I have been in the scenario where I have tried to pick up an IFR clearance to get home, but couldn't. ATC can't give you a clearance until you get to the Minimum Vectoring Altitude. But you can't get up to the MVA because that is in the clouds. Well you can't go IMC without an IFR clearance. Catch-22. Sometimes you can sweet talk the controller and guarantee obstacle clearance up to the MVA, but that is wrong and rare.
That's why you just declare the emergency and take your pain on the backside. At least he was actually up with SOCAL even if they couldn't provide services (according to the audio), so he was already talking to the person he would need to. As Jim and Sam were saying, having the time to make that decision is critical before getting boxed in, and it's easy for us to say it now, but climbing and declaring early would have been a better option.
As an aside... About 2 years ago (-ish), a 407 from my company got caught in IIMC. All of the 407s have instrument capability, so the pilot called ATC and asked for the vectors to the nearest approach and landed uneventfully. The FAA went after the pilot, not because he flew IFR in a VFR-only aircraft, but because he didn't declare the emergency first. The company protected him and talked the FAA off the ledge, but they make sure to put out in new hire that if you ever get in that situation, declare and then you start to gain some get out of jail free cards (from the FAA, at least). Hokie, I know you know that, just finishing the thought.
Having not flown for a civilian helo pax company, does the fact they only do VFR ops imply that their aircraft are not configured for IFR ops? Or is it an insurance thing, or training cost, or inability to keep pilots current?
The answer is: it depends. The S76 is an IFR capable aircraft, but as I said earlier, who knows how this particular one was configured. It's possible to have a non-IFR certified aircraft that's completely capable of flying IFR. There are other aircraft that are fully IFR capable but are a VFR-only program. There are quite a few EC-135 HAA programs like that.

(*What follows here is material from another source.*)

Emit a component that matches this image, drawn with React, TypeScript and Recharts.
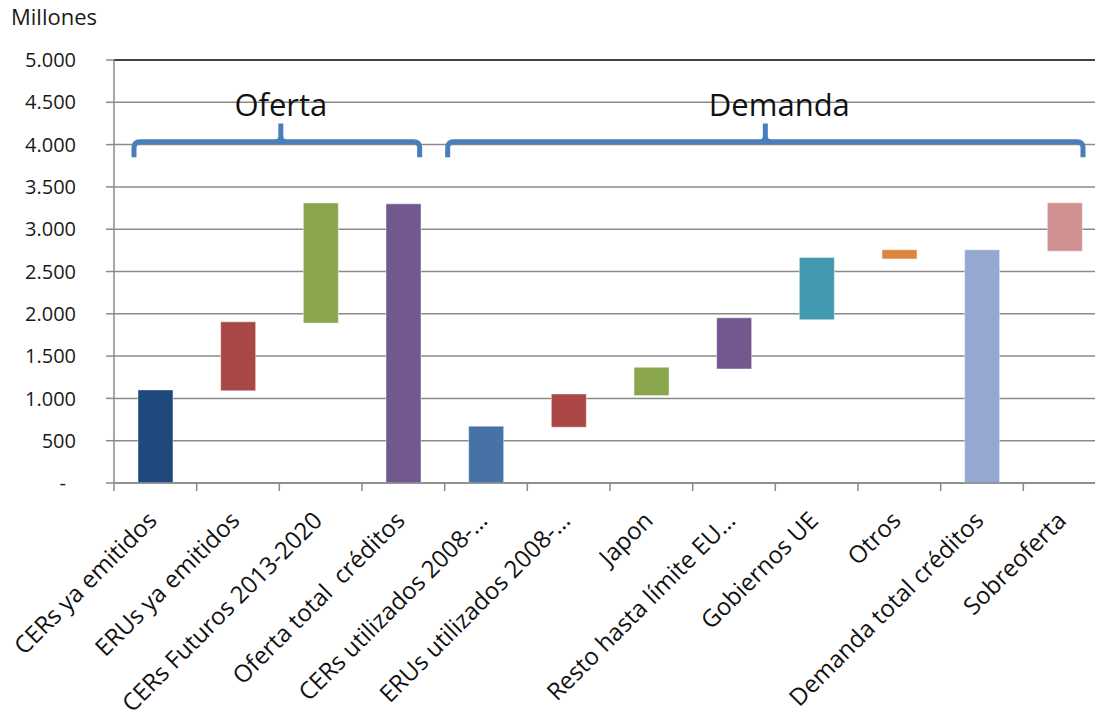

If you are an IFR Part 135 program, you have to maintain instrument currency, so 6 approaches every 6 months. Easy right? Well it's not the military where we can just log what we want, and as an example, in my case, I fly a single-pilot aircraft with only one set of controls. So I can't legally fly a "simulated" approach without a safety pilot. I can't have a safety pilot because there's not a second set of controls. The only way I can legally log an approach is to shoot an actual approach (as defined by the FARs....something something about weather and the FAF...that I can never remember). Sooo, we just do an IPC every 6 months with an instructor/Check Airman (either in the sim or in the aircraft...it alternates) and then we're always current.